Сейчас, когда они вошли в «Дюфор и Ивер», Мак-Киннон сиял от предвкушения доказать Лиле свою любовь.

Однако, когда десять минут спустя две звезды сидели в кабинете Марселя Ивера, настроение Мак-Киннона упало, а знаменитые глаза Лилы Уивер метали яростные искры, испепеляющие, как лазерные лучи.

Сидя за своим столом, Марсель безнадежно пытался успокоить их. Что бы сказал отец, спрашивал он себя. Как ему предотвратить нежелательную огласку? Обо всем, что происходит с этими звездами, широко сообщается в прессе. Будет ужасно, если выплывет наружу, что к камню, предназначенному скрепить их любовь, в «Дюфор и Ивер» отнеслись небрежно.

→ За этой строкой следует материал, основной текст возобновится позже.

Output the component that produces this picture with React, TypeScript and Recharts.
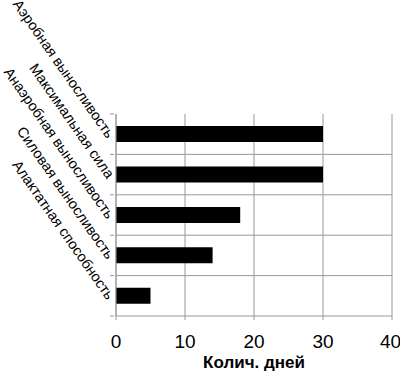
import React from "react";
import { BarChart, Bar, XAxis, YAxis, CartesianGrid } from "recharts";

const categories = [
  "Аэробная выносливость",
  "Максимальная сила",
  "Анаэробная выносливость",
  "Силовая выносливость",
  "Алактатная способность",
];
const days = [30, 30, 18, 14, 5];
const xTicks = [0, 10, 20, 30, 40];

const data = categories.map((name, i) => ({ name, days: days[i] }));

const W = 400;
const H = 371;
const margin = { top: 114, right: 8, left: 0, bottom: 0 };
const yAxisWidth = 116;
const xAxisHeight = 55;
const plotHeight = H - margin.top - margin.bottom - xAxisHeight;
const halfBand = plotHeight / categories.length / 2;
const gridColor = "#999";
const font = "'Liberation Sans', Arial, sans-serif";

const CategoryTick = (props: any) => {
  const { x, y, payload, index } = props;
  const ax = x + 4; // axis position
  const last = index === categories.length - 1;
  const tx = x + 1;
  const ty = y + 2;
  return (
    <g>
      <line x1={ax - 4} x2={ax} y1={y - halfBand} y2={y - halfBand} stroke={gridColor} />
      {last && (
        <line x1={ax - 4} x2={ax} y1={y + halfBand} y2={y + halfBand} stroke={gridColor} />
      )}
      <text
        x={tx}
        y={ty}
        dy="0.35em"
        textAnchor="end"
        fontSize={14.5}
        fontFamily={font}
        fill="#000"
        transform={`rotate(55, ${tx}, ${ty})`}
      >
        {payload.value}
      </text>
    </g>
  );
};

export default function App() {
  return (
    <div style={{ position: "absolute", left: 0, top: 0, background: "#fff" }}>
      <BarChart
        width={W}
        height={H}
        data={data}
        layout="vertical"
        margin={margin}
        barCategoryGap="30%"
      >
        <CartesianGrid
          stroke={gridColor}
          horizontalCoordinatesGenerator={({ offset }: any) =>
            categories.slice(1).map((_, i) => offset.top + (offset.height * (i + 1)) / categories.length)
          }
        />
        <XAxis
          type="number"
          domain={[0, 40]}
          ticks={xTicks}
          height={xAxisHeight}
          stroke={gridColor}
          tickSize={4}
          tick={{ fill: "#000", fontSize: 19, fontFamily: font }}
          tickMargin={15}
          label={{
            value: "Колич. дней",
            position: "insideBottom",
            offset: 3,
            fill: "#000",
            fontSize: 17,
            fontWeight: "bold",
            fontFamily: font,
          }}
        />
        <YAxis
          type="category"
          dataKey="name"
          width={yAxisWidth}
          stroke={gridColor}
          tickLine={false}
          tickSize={4}
          tick={<CategoryTick />}
        />
        <Bar dataKey="days" fill="#000" isAnimationActive={false} />
      </BarChart>
    </div>
  );
}
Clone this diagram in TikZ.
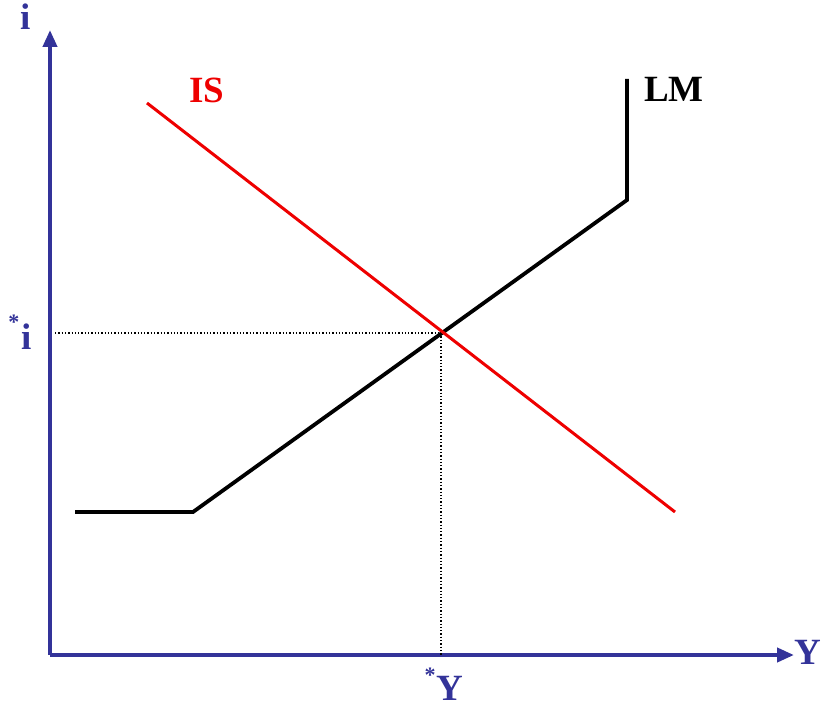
\documentclass[tikz,border=0pt]{standalone}
\usepackage{fontspec}
\setmainfont{Liberation Serif}
\usetikzlibrary{arrows.meta}
\definecolor{axisblue}{RGB}{51,51,153}
\definecolor{isred}{RGB}{238,0,0}
\begin{document}
\begin{tikzpicture}[x=1pt,y=-1pt,
  axis/.style={axisblue,line width=4pt,-{Triangle[length=17pt,width=14pt]}},
  lab/.style={inner sep=0pt,font=\fontsize{37}{37}\selectfont\bfseries},
  star/.style={inner sep=0pt,font=\fontsize{22}{22}\selectfont\bfseries,axisblue},
  guide/.style={black,line width=1.3pt,dash pattern=on 1.3pt off 2pt},
  curve/.style={line width=3.8pt}]
\useasboundingbox (0,0) rectangle (822,709);
% axes
\coordinate (O) at (50,655);
\coordinate (ytop) at (50,30);
\coordinate (xend) at (794,655);
\draw[axis] (O) -- (ytop);
\draw[axis] (O) -- (xend);
\node[lab,axisblue] (ilab) at (26,17) {i};
\node[lab,axisblue] (Ylab) at (808,652) {Y};
% equilibrium
\coordinate (E) at (441,333);
\coordinate (Ei) at (55,333);
\coordinate (EY) at (441,655);
\draw[guide] (Ei) -- (E) -- (EY);
\node[lab,axisblue] (istar) at (27,337) {i};
\node[star] (istarmark) at (14,322) {*};
\node[lab,axisblue] (Ystar) at (450,688) {Y};
\node[star] (Ystarmark) at (430,675) {*};
% LM curve
\coordinate (LM1) at (75,512);
\coordinate (LM2) at (193,512);
\coordinate (LM3) at (627,200);
\coordinate (LM4) at (627,79);
\draw[curve,black,line join=miter] (LM1) -- (LM2) -- (LM3) -- (LM4);
\node[lab,black] (LMlab) at (674,89) {LM};
% IS curve
\coordinate (IS1) at (147,103);
\coordinate (IS2) at (675,512);
\draw[isred,line width=3pt] (IS1) -- (IS2);
\node[lab,isred] (ISlab) at (207,90) {IS};
\end{tikzpicture}
\end{document}
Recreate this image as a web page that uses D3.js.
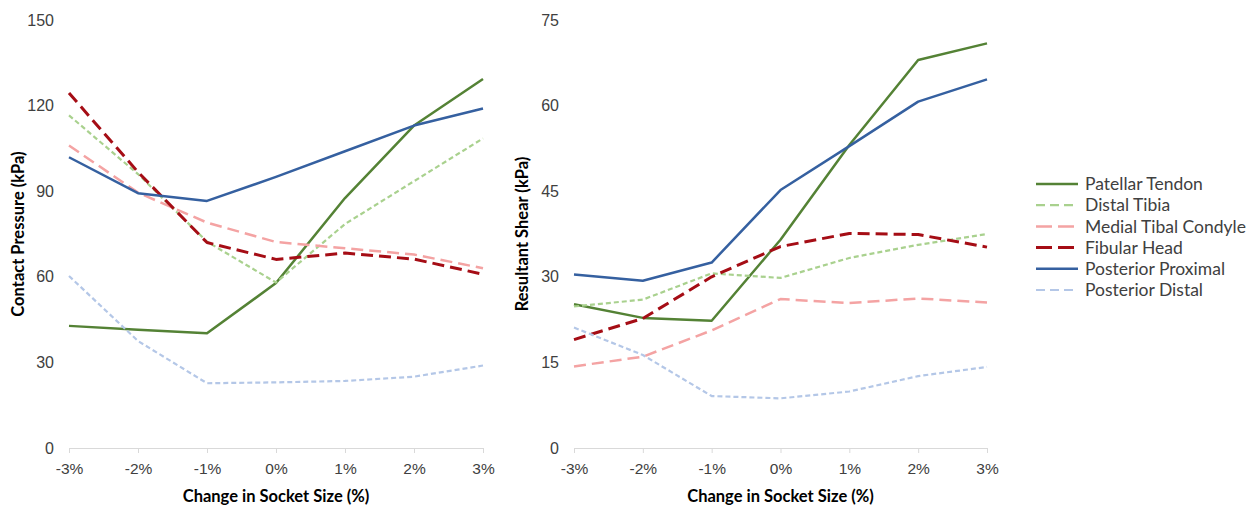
<!DOCTYPE html>
<html>
<head>
<meta charset="utf-8">
<script src="https://cdn.jsdelivr.net/npm/d3@7"></script>
<style>
  html, body { margin: 0; padding: 0; background: #fff; }
  svg { display: block; font-family: Lato, "Open Sans", sans-serif; }
</style>
</head>
<body>
<svg id="chart" width="1252" height="508"></svg>
<script>
// Socket-size change categories (x axis)
const sizes = ["-3%", "-2%", "-1%", "0%", "1%", "2%", "3%"];

const seriesNames = ["Patellar Tendon", "Distal Tibia", "Medial Tibal Condyle",
                     "Fibular Head", "Posterior Proximal", "Posterior Distal"];

// Contact pressure (kPa)
const pressurePatellarTendon   = [42.8, 41.4, 40.2, 57.8, 87.6, 113.0, 129.3];
const pressureDistalTibia      = [116.6, 96.0, 72.3, 58.0, 78.5, 93.5, 108.5];
const pressureMedialTibial     = [106.0, 89.5, 79.0, 72.2, 70.0, 67.8, 63.0];
const pressureFibularHead      = [124.4, 96.7, 72.0, 66.1, 68.3, 66.2, 60.9];
const pressurePosteriorProx    = [101.9, 89.3, 86.6, 95.0, 104.0, 113.0, 119.0];
const pressurePosteriorDistal  = [60.3, 37.5, 22.7, 23.0, 23.5, 25.0, 28.9];

// Resultant shear (kPa)
const shearPatellarTendon  = [25.2, 22.8, 22.3, 36.5, 53.1, 68.0, 70.9];
const shearDistalTibia     = [24.8, 26.0, 30.6, 29.8, 33.3, 35.6, 37.5];
const shearMedialTibial    = [14.3, 16.0, 20.6, 26.1, 25.4, 26.2, 25.5];
const shearFibularHead     = [19.0, 22.7, 30.0, 35.3, 37.6, 37.4, 35.2];
const shearPosteriorProx   = [30.4, 29.3, 32.5, 45.2, 52.9, 60.7, 64.6];
const shearPosteriorDistal = [21.1, 16.3, 9.1, 8.7, 9.9, 12.6, 14.2];

const pressureTicks = [0, 30, 60, 90, 120, 150];
const shearTicks = [0, 15, 30, 45, 60, 75];

// Line styling per series (same order as seriesNames)
const styles = [
  { color: "#548235", width: 2.5, dash: null },
  { color: "#A9D18E", width: 2.2, dash: "5,3" },
  { color: "#F4A3A3", width: 2.5, dash: "12,6" },
  { color: "#A50D15", width: 3,   dash: "12,6" },
  { color: "#3560A0", width: 2.5, dash: null },
  { color: "#B4C7E7", width: 2.2, dash: "5,3" }
];

const svg = d3.select("#chart");

function drawPanel(opts) {
  const { left, right, top, bottom, ticks, series, yTitle, yTitleX } = opts;
  const x = d3.scalePoint().domain(sizes).range([left, right]);
  const y = d3.scaleLinear().domain([ticks[0], ticks[ticks.length - 1]]).range([bottom, top]);
  const g = svg.append("g");

  // y tick labels (no axis line, no gridlines)
  const yAxis = g.append("g")
    .attr("transform", `translate(${left - 15},0)`)
    .call(d3.axisLeft(y).tickValues(ticks).tickSize(0).tickPadding(0));
  yAxis.select(".domain").remove();
  yAxis.selectAll("text")
    .attr("fill", "#404040").attr("font-size", 16);

  // x axis with light gray baseline and ticks
  const xAxis = g.append("g")
    .attr("transform", `translate(0,${bottom})`)
    .call(d3.axisBottom(x).tickSize(5).tickPadding(10).tickSizeOuter(0));
  xAxis.select(".domain").attr("stroke", "#D9D9D9").attr("stroke-width", 1);
  xAxis.selectAll(".tick line").attr("stroke", "#D9D9D9");
  xAxis.selectAll("text").attr("fill", "#404040").attr("font-size", 15.5);

  // series lines
  const line = d3.line().x((d, i) => x(sizes[i])).y(d => y(d));
  series.forEach((vals, i) => {
    const s = styles[i];
    g.append("path")
      .datum(vals)
      .attr("d", line)
      .attr("fill", "none")
      .attr("stroke", s.color)
      .attr("stroke-width", s.width)
      .attr("stroke-dasharray", s.dash)
      .attr("stroke-linejoin", "round");
  });

  // axis titles
  g.append("text")
    .attr("x", (left + right) / 2).attr("y", bottom + 54)
    .attr("text-anchor", "middle")
    .attr("font-size", 16.5).attr("font-weight", "bold").attr("fill", "#000")
    .text("Change in Socket Size (%)");
  g.append("text")
    .attr("transform", `translate(${yTitleX},${(top + bottom) / 2}) rotate(-90)`)
    .attr("text-anchor", "middle")
    .attr("font-size", 16.5).attr("font-weight", "bold").attr("fill", "#000")
    .text(yTitle);
}

drawPanel({
  left: 69, right: 483, top: 20, bottom: 448,
  ticks: pressureTicks,
  series: [pressurePatellarTendon, pressureDistalTibia, pressureMedialTibial,
           pressureFibularHead, pressurePosteriorProx, pressurePosteriorDistal],
  yTitle: "Contact Pressure (kPa)", yTitleX: 24
});

drawPanel({
  left: 574, right: 987, top: 20, bottom: 448,
  ticks: shearTicks,
  series: [shearPatellarTendon, shearDistalTibia, shearMedialTibial,
           shearFibularHead, shearPosteriorProx, shearPosteriorDistal],
  yTitle: "Resultant Shear (kPa)", yTitleX: 528
});

// legend
const legend = svg.append("g").attr("transform", "translate(1036,184)");
seriesNames.forEach((name, i) => {
  const s = styles[i];
  const row = legend.append("g").attr("transform", `translate(0,${i * 21.2})`);
  row.append("line")
    .attr("x1", 0).attr("x2", 42).attr("y1", 0).attr("y2", 0)
    .attr("stroke", s.color).attr("stroke-width", s.width)
    .attr("stroke-dasharray", s.dash ? (s.dash === "5,3" ? "9,5" : "16,6") : null);
  row.append("text")
    .attr("x", 49).attr("y", 0).attr("dy", "0.35em")
    .attr("font-size", 17.5).attr("fill", "#404040")
    .text(name);
});
</script>
</body>
</html>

Марсель с виноватым видом развел руками.

— Месье Мак-Киннон… мадемуазель Уивер… у вас есть все основания для беспокойства. Но у нас есть разумное объяснение. Как сказал сам месье Мак-Киннон, он сообщил мисс Д’Анджели, что не собирается приходить сегодня. Поэтому, когда она позвонила и сказала, что заболела…

— Я дал ей уникальный сапфир, чтобы он надежно хранился у вас, — прервал его Мак-Киннон. — Меня, черт побери, не волнует, если ее поразила чума; первое, что она должна была сделать, так это явиться сюда утром.

Заговорила Лила Уивер.

— А если она не сделала этого, потому что считала, что у нее есть два дня, когда никто не будет знать, это придает всей истории нехороший душок.

— Душок? — переспросил Марсель, широко открыв глаза от изумления. — Мисс Д’Анджели может дать неправильную оценку камню, но она абсолютно надежна. Вы, должно быть, и сами так думали, мистер Мак-Киннон, иначе не доверили бы ей камень.